▸ **Challenge**:
With pictures left out, extract every line between the start of the records below and the line holding "const outerR = 173", inclusive.

⟨

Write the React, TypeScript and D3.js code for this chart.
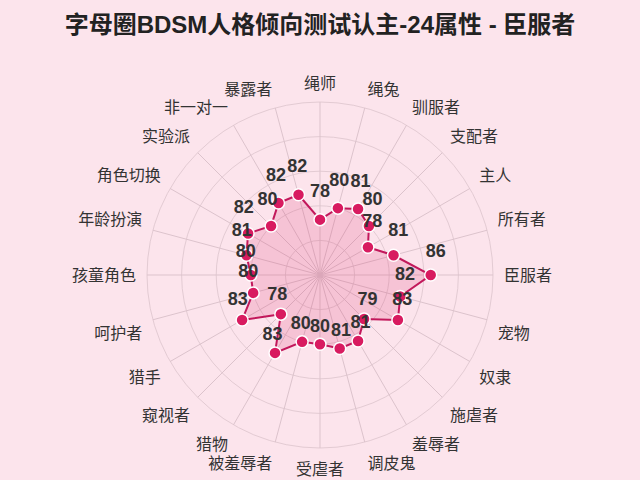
import * as d3 from "d3"

const title = "字母圈BDSM人格倾向测试认主-24属性 - 臣服者"

const attributes = [
  "绳师", "绳兔", "驯服者", "支配者", "主人", "所有者",
  "臣服者", "宠物", "奴隶", "施虐者", "羞辱者", "调皮鬼",
  "受虐者", "被羞辱者", "猎物", "窥视者", "猎手", "呵护者",
  "孩童角色", "年龄扮演", "角色切换", "实验派", "非一对一", "暴露者",
]

const scores = [
  78, 80, 81, 80, 78, 81,
  86, 82, 83, 79, 81, 81,
  80, 80, 83, 78, 83, 80,
  80, 81, 82, 80, 82, 82,
]

const ringValues = [75, 80, 85, 90, 95]

const W = 640
const H = 480
const cx = 320
const cy = 275
const outerR = 173

export default function App() {
  // radial scale, minimum value sits at the center
  const r = d3.scaleLinear().domain([70, 95]).range([0, outerR])
  const angle = (i: number) => (i * 2 * Math.PI) / attributes.length

  const dataPath =
    d3
      .lineRadial<number>()
      .angle((_, i) => angle(i))
      .radius((d) => r(d))
      .curve(d3.curveLinearClosed)(scores) || ""

  const pt = (i: number, rad: number) => {
    const a = angle(i)
    return [cx + rad * Math.sin(a), cy - rad * Math.cos(a)]
  }

  const fontStack = "'Liberation Sans', 'Noto Sans CJK SC', sans-serif"

  return (
    <svg
      width={W}
      height={H}
      style={{ position: "fixed", left: 0, top: 0, background: "#fce4ec" }}
      fontFamily={fontStack}
    >
      <rect width={W} height={H} fill="#fce4ec" />

      <text x={W / 2} y={33} textAnchor="middle" fontSize={24} fontWeight="bold" fill="#222">
        {title}
      </text>

      <g transform={`translate(${cx},${cy})`}>
        {ringValues.map((v) => (
          <circle key={v} r={r(v)} fill="none" stroke="#e3cbd3" strokeWidth={1} />
        ))}
        {attributes.map((_, i) => {
          const a = angle(i)
          return (
            <line
              key={i}
              x1={0}
              y1={0}
              x2={outerR * Math.sin(a)}
              y2={-outerR * Math.cos(a)}
              stroke="#dcc3cc"
              strokeWidth={1}
            />
          )
        })}
        <path d={dataPath} fill="rgba(216,27,96,0.16)" stroke="#c2185b" strokeWidth={2} />
      </g>

      {scores.map((s, i) => {
        const [x, y] = pt(i, r(s))
        return <circle key={i} cx={x} cy={y} r={6} fill="#d81b60" stroke="#fff" strokeWidth={1.5} />
      })}

      {scores.map((s, i) => {
        const [x, y] = pt(i, r(s))
        const a = angle(i)
        return (
          <text
            key={i}
            x={x + 5 * Math.sin(a)}
            y={y - 24 - 5 * Math.cos(a)}
            dy="0.36em"
            textAnchor="middle"
            fontSize={18}
            fontWeight="bold"
            fill="#333"
          >
            {s}
          </text>
        )
      })}

      {attributes.map((name, i) => {
        const a = angle(i)
        const [x, y] = pt(i, outerR + 11)
        const s = Math.sin(a)
        const c = Math.cos(a)
        const anchor = Math.abs(s) < 0.05 ? "middle" : s > 0 ? "start" : "end"
        const dy = c > 0.05 ? "-0.15em" : c < -0.05 ? "1em" : "0.35em"
        return (
          <text key={name} x={x} y={y} dy={dy} textAnchor={anchor} fontSize={16} fill="#333">
            {name}
          </text>
        )
      })}
    </svg>
  )
}
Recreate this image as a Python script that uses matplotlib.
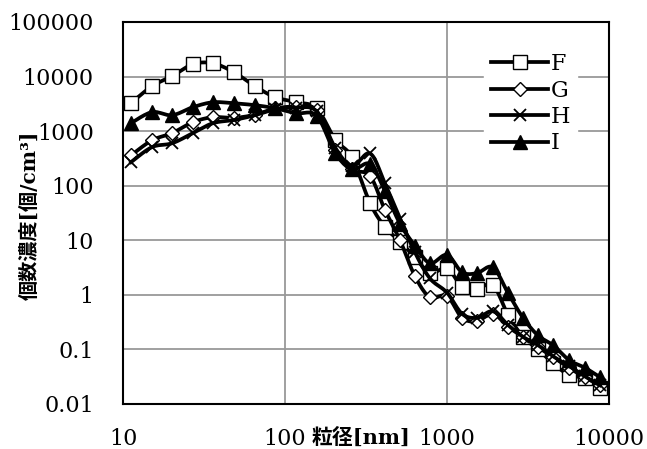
import numpy as np
import matplotlib.pyplot as plt

# particle size bins [nm]
size_nm = [11.2, 15.1, 20.1, 27.0, 35.9, 48.4, 65.3, 86.6, 117, 157,
           204, 259, 335, 414, 513, 634, 785, 1000, 1238, 1531,
           1923, 2380, 2946, 3646, 4512, 5660, 7110, 8800]

# number concentration [1/cm3]
F = [3260, 6670, 10200, 16900, 17500, 12000, 6670, 4200, 3400, 2600,
     700, 330, 48, 17.5, 9.5, 4.9, 2.5, 3.1, 1.4, 1.28,
     1.5, 0.43, 0.17, 0.1, 0.056, 0.034, 0.03, 0.02]
G = [360, 680, 920, 1460, 1800, 1750, 2000, 2600, 2800, 2400,
     450, 200, 150, 36, 10, 2.2, 0.9, 0.95, 0.38, 0.33,
     0.45, 0.26, 0.17, 0.11, 0.073, 0.046, 0.031, 0.022]
H = [270, 510, 600, 920, 1400, 1600, 1960, 2500, 2700, 2300,
     500, 230, 390, 110, 25, 6, 2, 1.1, 0.45, 0.38,
     0.5, 0.28, 0.17, 0.12, 0.075, 0.05, 0.032, 0.022]
I = [1400, 2230, 1960, 2750, 3380, 3240, 2990, 2630, 2130, 1900,
     400, 200, 250, 80, 20, 8, 3.8, 5.4, 2.6, 2.5,
     3.2, 1.08, 0.38, 0.18, 0.12, 0.064, 0.046, 0.031]

labels = ["F", "G", "H", "I"]
series = [F, G, H, I]


# smoothed line like the spreadsheet one (bezier through the points, log-log space)
def smooth(x, y, n=12):
    pts = np.column_stack([np.log10(x), np.log10(y)])
    out = [pts[0]]
    t = np.linspace(0, 1, n + 1)[1:, None]
    for i in range(len(pts) - 1):
        p0 = pts[max(i - 1, 0)]
        p1 = pts[i]
        p2 = pts[i + 1]
        p3 = pts[min(i + 2, len(pts) - 1)]
        c1 = p1 + (p2 - p0) / 6
        c2 = p2 - (p3 - p1) / 6
        seg = (1 - t) ** 3 * p1 + 3 * (1 - t) ** 2 * t * c1 + 3 * (1 - t) * t ** 2 * c2 + t ** 3 * p2
        out.extend(seg)
    out = np.array(out)
    return 10 ** out[:, 0], 10 ** out[:, 1], n


styles = {
    "F": dict(marker="s", markersize=10, markerfacecolor="white"),
    "G": dict(marker="D", markersize=7.5, markerfacecolor="white"),
    "H": dict(marker="x", markersize=9, markeredgewidth=1.3),
    "I": dict(marker="^", markersize=10, markerfacecolor="black"),
}

fig = plt.figure(figsize=(6.47, 4.49), dpi=100)
ax = fig.add_axes([123 / 647, 1 - 404 / 449, 486 / 647, 382 / 449])

for lab, vals in zip(labels, series):
    sx, sy, n = smooth(size_nm, vals)
    ax.plot(sx, sy, color="black", lw=2.7, markevery=list(range(0, len(sx), n)),
            markeredgecolor="black", label=lab, **styles[lab])

ax.set_xscale("log")
ax.set_yscale("log")
ax.set_xlim(10, 10000)
ax.set_ylim(0.01, 100000)
ax.set_xticks([10, 100, 1000, 10000])
ax.set_xticklabels(["10", "100", "1000", "10000"])
ax.set_yticks([0.01, 0.1, 1, 10, 100, 1000, 10000, 100000])
ax.set_yticklabels(["0.01", "0.1", "1", "10", "100", "1000", "10000", "100000"])
ax.minorticks_off()
ax.tick_params(axis="both", length=0, labelsize=16)
ax.tick_params(axis="x", pad=17)
ax.tick_params(axis="y", pad=21)
for lb in ax.get_xticklabels() + ax.get_yticklabels():
    lb.set_family("DejaVu Serif")
ax.grid(True, color="#999999", lw=1.3)
for sp in ax.spines.values():
    sp.set_linewidth(1.5)
    sp.set_zorder(5)

leg = ax.legend(loc="upper left", bbox_to_anchor=(0.72, 0.965), frameon=True,
                prop={"family": "DejaVu Serif", "size": 16}, handlelength=2.6,
                handletextpad=0.1, labelspacing=0.2, borderpad=0.3, numpoints=1)
leg.get_frame().set_edgecolor("white")
leg.get_frame().set_alpha(1)

fam = ["DejaVu Serif", "Noto Sans CJK JP"]
fig.text(30 / 647, 1 - 215 / 449, "個数濃度[個/cm³]", rotation=90, ha="center", va="center",
         fontsize=14.5, fontweight="bold", family=fam)
fig.text(361 / 647, 1 - 438 / 449, "粒径[nm]", ha="center", va="center",
         fontsize=15, fontweight="bold", family=fam)

fig.savefig("out.png", dpi=100)
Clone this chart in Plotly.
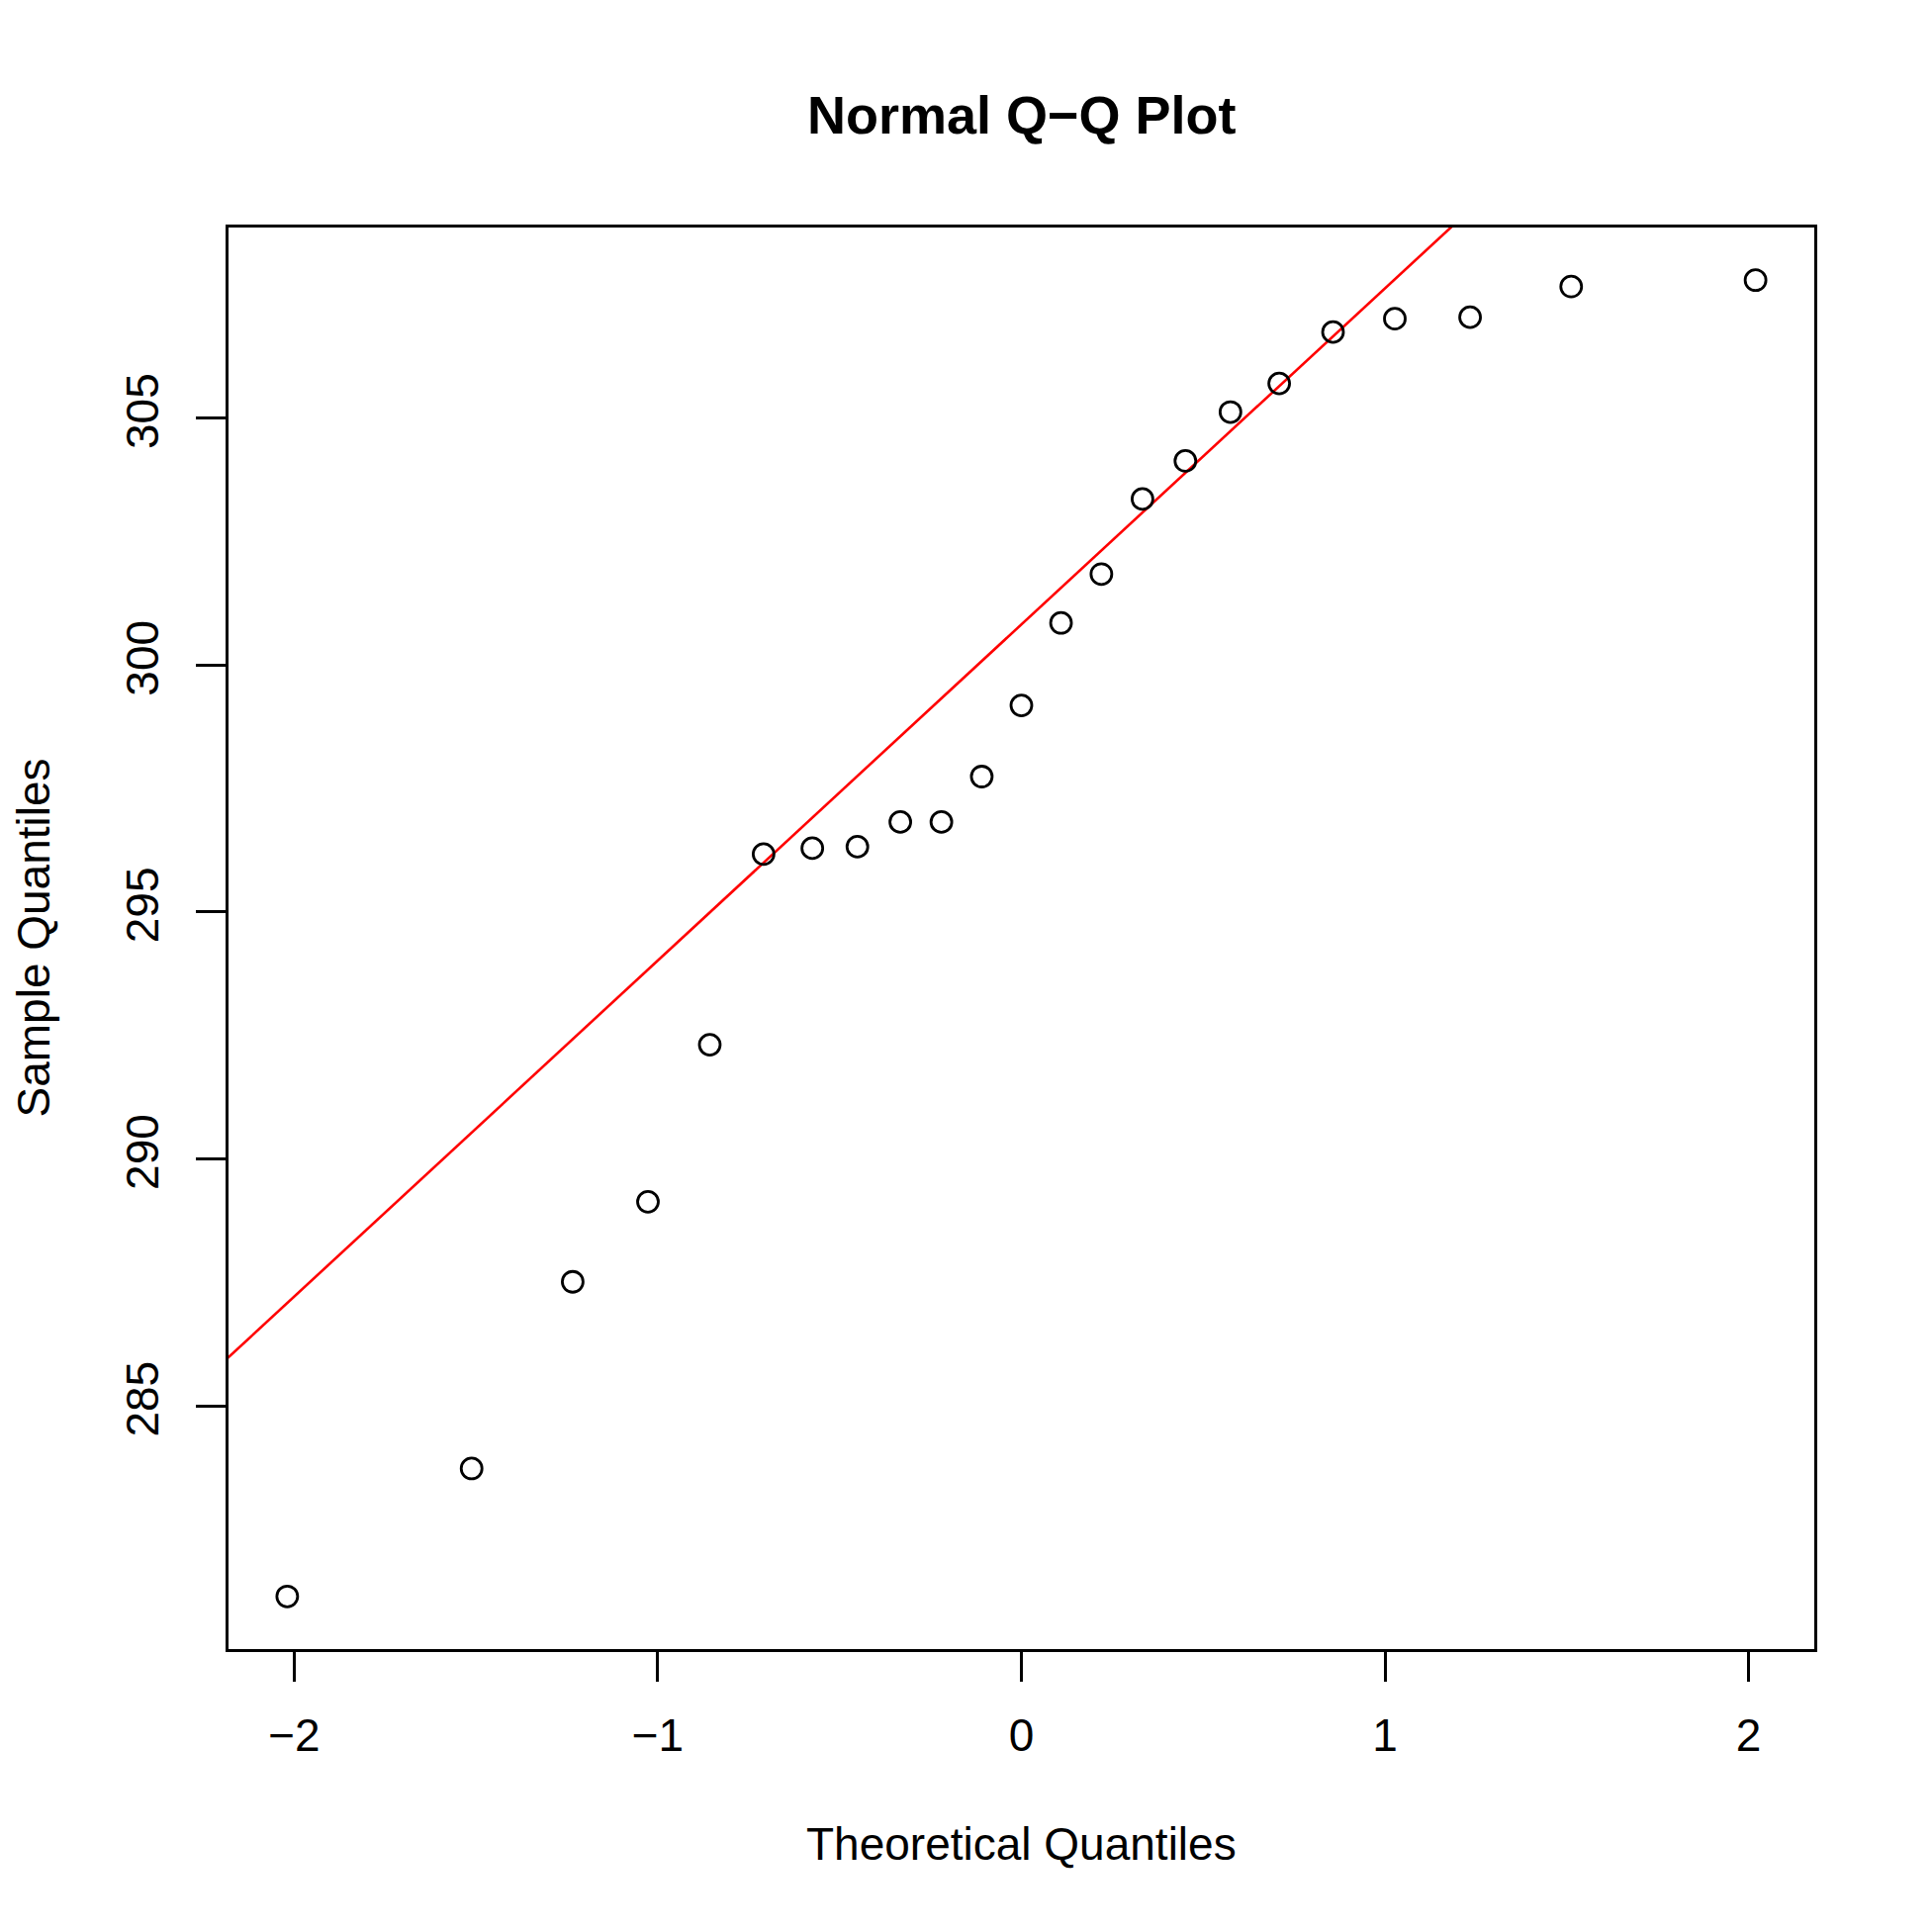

⟩

▸ **Worked answer**:
Write the React, TypeScript and D3.js code for this chart.
import * as d3 from "d3"

const title = "字母圈BDSM人格倾向测试认主-24属性 - 臣服者"

const attributes = [
  "绳师", "绳兔", "驯服者", "支配者", "主人", "所有者",
  "臣服者", "宠物", "奴隶", "施虐者", "羞辱者", "调皮鬼",
  "受虐者", "被羞辱者", "猎物", "窥视者", "猎手", "呵护者",
  "孩童角色", "年龄扮演", "角色切换", "实验派", "非一对一", "暴露者",
]

const scores = [
  78, 80, 81, 80, 78, 81,
  86, 82, 83, 79, 81, 81,
  80, 80, 83, 78, 83, 80,
  80, 81, 82, 80, 82, 82,
]

const ringValues = [75, 80, 85, 90, 95]

const W = 640
const H = 480
const cx = 320
const cy = 275
const outerR = 173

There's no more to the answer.